Methods for detecting engineered and endogenous L1 insertions. A) L1‐EGFP transgene retrotransposition. An engineered L1‐EGFP transgene consists of a retrotransposition‐competent L1 element with intact ORFs (white boxes) driven by the native L1 promoter, a heterologous promoter, or both (broad black arrow). The L1 3′UTR contains an enhanced green fluorescent protein (EGFP) reporter gene (green) in antisense orientation to the L1, interrupted by an intron with splice donor (SD) and splice acceptor (SA) sites in sense orientation to the L1. The EGFP reporter is driven by a heterologous promoter (thin black arrow) and terminates in a polyadenylation signal (black lollipop).
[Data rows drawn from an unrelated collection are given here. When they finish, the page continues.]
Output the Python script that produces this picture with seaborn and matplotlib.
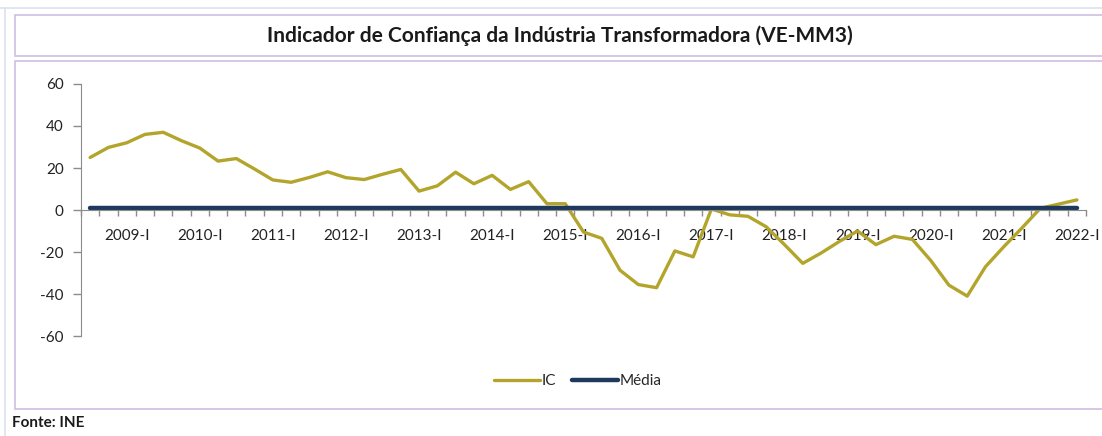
import numpy as np
import pandas as pd
import matplotlib
matplotlib.use("Agg")
import matplotlib.pyplot as plt
from matplotlib.patches import Rectangle
from matplotlib.lines import Line2D
import seaborn as sns

# quarterly series 2008-III .. 2022-I
years = list(range(2008, 2023))
roman = ["I", "II", "III", "IV"]
quarters = [f"{y}-{q}" for y in years for q in roman][2:57]

ic = [25.0, 29.8, 32.0, 36.0, 37.0, 33.0, 29.5, 23.3, 24.5, 19.5,
      14.3, 13.2, 15.5, 18.2, 15.4, 14.5, 17.0, 19.3, 9.0, 11.5,
      18.0, 12.5, 16.5, 9.8, 13.5, 3.0, 3.0, -10.5, -13.5, -28.7,
      -35.5, -37.0, -19.5, -22.3, 0.5, -2.3, -3.0, -8.0, -16.5, -25.4,
      -20.5, -15.0, -10.0, -16.5, -12.5, -14.0, -24.0, -35.8, -41.0, -27.0,
      -17.5, -8.5, 0.8, 2.8, 4.8]
media_value = 1.0

yticks = [-60, -40, -20, 0, 20, 40, 60]
labelled = [q for q in quarters if q.endswith("-I")]

title = "Indicador de Confiança da Indústria Transformadora (VE-MM3)"
source = "Fonte: INE"

IC_COLOR = "#B3A52B"
MEDIA_COLOR = "#1E395B"
BORDER = "#CDBFE0"

sns.set_style("white")
plt.rcParams["font.family"] = ["Lato", "DejaVu Sans"]

df = pd.DataFrame({
    "pos": np.arange(len(quarters)),
    "quarter": quarters,
    "IC": ic,
    "Média": [media_value] * len(quarters),
})

W, H = 1102, 436
fig = plt.figure(figsize=(W / 100, H / 100), dpi=100)

# page edges and the two framed boxes (behind the axes)
fig.add_artist(Line2D([0, 1], [1 - 8 / H, 1 - 8 / H], transform=fig.transFigure,
                      color="#DCE3EE", lw=1.2, zorder=-10))
fig.add_artist(Line2D([5 / W, 5 / W], [0, 1 - 8 / H], transform=fig.transFigure,
                      color="#DCE3EE", lw=1.2, zorder=-10))
fig.add_artist(Rectangle((15 / W, 1 - 56 / H), 1.0, 41 / H, transform=fig.transFigure,
                         facecolor="white", edgecolor=BORDER, lw=1.2, zorder=-10))
fig.add_artist(Rectangle((15 / W, 1 - 409 / H), 1.0, 348 / H, transform=fig.transFigure,
                         facecolor="white", edgecolor=BORDER, lw=1.2, zorder=-10))

fig.text(560 / W, 1 - 36 / H, title, ha="center", va="center",
         fontsize=15, fontweight="bold", color="#1a1a1a")
fig.text(12 / W, 1 - 423 / H, source, ha="left", va="center",
         fontsize=11, fontweight="bold", color="#1a1a1a")

ax = fig.add_axes([81 / W, 100 / H, (1086 - 81) / W, 252 / H])
ax.set_facecolor("none")

sns.lineplot(data=df, x="pos", y="IC", ax=ax, color=IC_COLOR, lw=2.4, label="IC")
sns.lineplot(data=df, x="pos", y="Média", ax=ax, color=MEDIA_COLOR, lw=3.2, label="Média")

ax.set_xlim(-0.5, len(quarters) - 0.5)
ax.set_ylim(-60, 60)
ax.set_xlabel("")
ax.set_ylabel("")

for side in ["top", "right"]:
    ax.spines[side].set_visible(False)
ax.spines["left"].set_color("#8C8C8C")
ax.spines["bottom"].set_color("#8C8C8C")
ax.spines["bottom"].set_position(("data", 0))

ax.set_yticks(yticks)
ax.set_yticklabels([str(v) for v in yticks])
ax.tick_params(axis="y", direction="out", length=5.5, width=1, color="#8C8C8C",
               pad=7, labelsize=11, labelcolor="#222222", left=True)

ax.set_xticks(np.arange(-0.5, len(quarters), 1))
ax.set_xticklabels([])
ax.tick_params(axis="x", which="major", direction="out", length=4, width=1,
               color="#8C8C8C", bottom=True)
ax.set_xticks([quarters.index(q) for q in labelled], minor=True)
ax.set_xticklabels(labelled, minor=True)
ax.tick_params(axis="x", which="minor", length=0, pad=14, labelsize=11,
               labelcolor="#222222")

ax.get_legend().remove()
handles, labels = ax.get_legend_handles_labels()
fig.legend(handles, labels, loc="center", bbox_to_anchor=(578 / W, 1 - 381 / H),
           ncol=2, frameon=False, fontsize=11, handlelength=3.0,
           handletextpad=0.15, columnspacing=1.0)

fig.savefig("out.png", dpi=100)
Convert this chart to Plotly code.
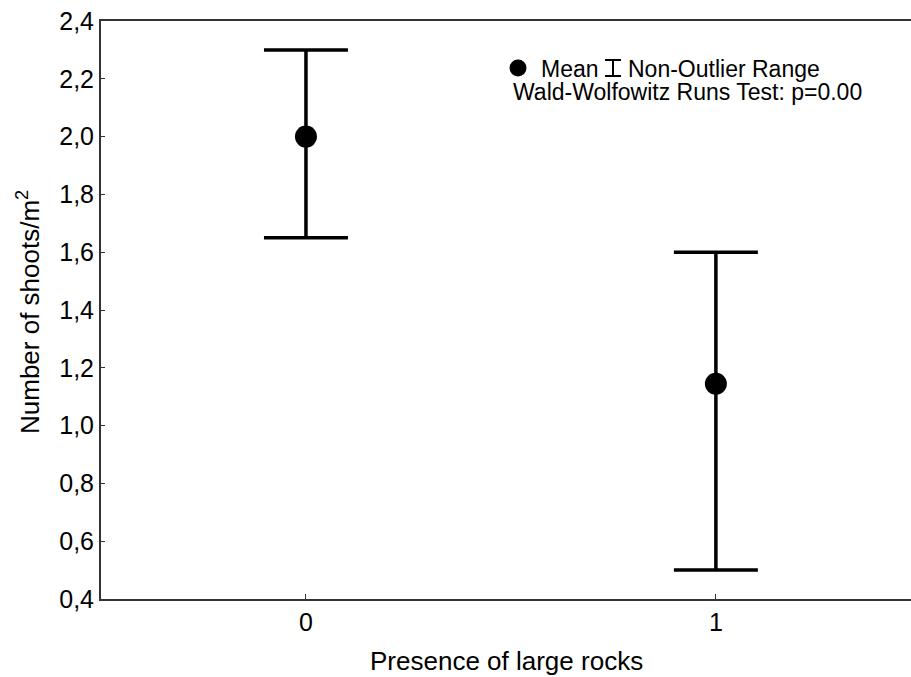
import plotly.graph_objects as go

# Group means with their non-outlier ranges
groups = [0, 1]
means = [2.0, 1.145]
range_high = [2.30, 1.60]
range_low = [1.65, 0.50]

y_ticks = [0.4, 0.6, 0.8, 1.0, 1.2, 1.4, 1.6, 1.8, 2.0, 2.2, 2.4]

FONT = "Liberation Sans, Arial, sans-serif"
W, H = 911, 677
ML, MR, MT, MB = 101, 0, 21, 78
PW, PH = W - ML - MR, H - MT - MB


def px(x):
    return (x - ML) / PW


def py(y):
    return (H - MB - y) / PH


err_plus = [h - m for h, m in zip(range_high, means)]
err_minus = [m - l for m, l in zip(means, range_low)]

fig = go.Figure()
fig.add_trace(go.Scatter(
    x=groups, y=means, mode="markers",
    marker=dict(size=22, color="black"),
    error_y=dict(type="data", symmetric=False, array=err_plus,
                 arrayminus=err_minus, width=42, thickness=3.5,
                 color="black"),
    showlegend=False, hoverinfo="skip",
))

# Legend block drawn as shapes and text
shapes = [
    dict(type="circle", xref="paper", yref="paper",
         x0=px(509.5), x1=px(526.5), y0=py(76.5), y1=py(59.5),
         fillcolor="black", line=dict(color="black", width=0)),
    dict(type="line", xref="paper", yref="paper",
         x0=px(613), x1=px(613), y0=py(60), y1=py(76),
         line=dict(color="black", width=2)),
    dict(type="line", xref="paper", yref="paper",
         x0=px(605), x1=px(621), y0=py(60), y1=py(60),
         line=dict(color="black", width=2)),
    dict(type="line", xref="paper", yref="paper",
         x0=px(605), x1=px(621), y0=py(76), y1=py(76),
         line=dict(color="black", width=2)),
]

ann_font = dict(family=FONT, size=23, color="black")
annotations = [
    dict(text="Mean", x=px(539), y=py(69), xref="paper", yref="paper",
         xanchor="left", yanchor="middle", showarrow=False, font=ann_font),
    dict(text="Non-Outlier Range", x=px(626), y=py(69), xref="paper",
         yref="paper", xanchor="left", yanchor="middle", showarrow=False,
         font=ann_font),
    dict(text="Wald-Wolfowitz Runs Test: p=0.00", x=px(511), y=py(92),
         xref="paper", yref="paper", xanchor="left", yanchor="middle",
         showarrow=False, font=ann_font),
    dict(text="Presence of large rocks", x=px(506), y=py(661),
         xref="paper", yref="paper", xanchor="center", yanchor="middle",
         showarrow=False, font=dict(family=FONT, size=26, color="black")),
    dict(text="Number of shoots/m<sup>2</sup>", x=px(28), y=py(312),
         xref="paper", yref="paper", xanchor="center", yanchor="middle",
         textangle=-90, showarrow=False,
         font=dict(family=FONT, size=26, color="black")),
]

fig.update_layout(
    width=W, height=H,
    margin=dict(l=ML, r=MR, t=MT, b=MB, pad=0),
    paper_bgcolor="white", plot_bgcolor="white",
    separators=",.",
    font=dict(family=FONT, size=25, color="black"),
    shapes=shapes, annotations=annotations,
    xaxis=dict(range=[-0.5, 1.476], tickvals=groups, ticktext=["0", "1"],
               ticks="inside", ticklen=5, tickwidth=1, tickcolor="#333",
               showline=True, linecolor="#333", linewidth=2, mirror=True,
               showgrid=False, zeroline=False,
               tickfont=dict(family=FONT, size=25, color="black")),
    yaxis=dict(range=[0.4, 2.4], tickvals=y_ticks, tickformat=".1f",
               ticks="inside", ticklen=4, tickwidth=1, tickcolor="#333",
               showline=True, linecolor="#333", linewidth=2,
               showgrid=False, zeroline=False,
               tickfont=dict(family=FONT, size=25, color="black")),
)

fig.write_html("out.html")
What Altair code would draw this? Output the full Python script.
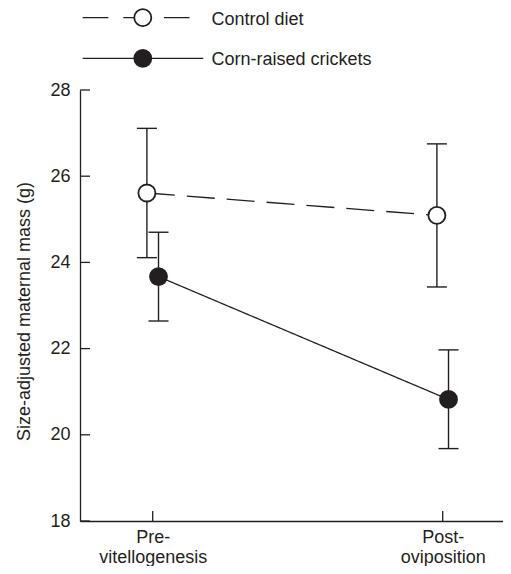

The EGFP reporter is followed by a polyadenylation signal in sense orientation to the L1 (white lollipop). Upon L1 mRNA transcription (wavy line), the intron in the EGFP gene is spliced. Reverse transcription and integration of the L1 mRNA during target‐primed reverse transcription delivers an intact copy of the EGFP reporter into the genome. B) L1‐EGFP insertion detection. Animals harboring engineered L1‐EGFP insertions can be heterozygous for an insertion (filled green mouse) or mosaic for an insertion (white and green mouse). L1‐EGFP insertions can be detected through expression of the EGFP gene (flow cytometry, fluorescence microscopy), or by PCR‐mediated detection of the spliced EGFP cassette. The genomic locations and structural characteristics of L1‐EGFP insertions can be identified using inverse PCR strategies with primers specific to the EGFP cassette. C) Detection of endogenous L1 retrotransposition. At left, an insertion for which a mouse is consummately heterozygous is represented in blue, and mosaic insertions present at <1 copy per cell are represented in orange, pink, and green. Strategies for detecting endogenous L1 insertions include preparation of Illumina sequencing libraries from genomic DNA (above), which can be directly used for whole genome sequencing (WGS) or enriched for L1‐genome junctions using sequence capture probes, as in RC‐seq. Enrichment for 3′ L1‐genome junctions can also be achieved using PCR‐based approaches (below) in which outward‐facing primers are used to selectively amplify the 3′ termini of active L1 subfamilies, and amplicons subjected to high‐throughput sequencing. In both cases, heterozygous insertions are better represented than mosaic insertions when genomic DNA from bulk tissues is assayed.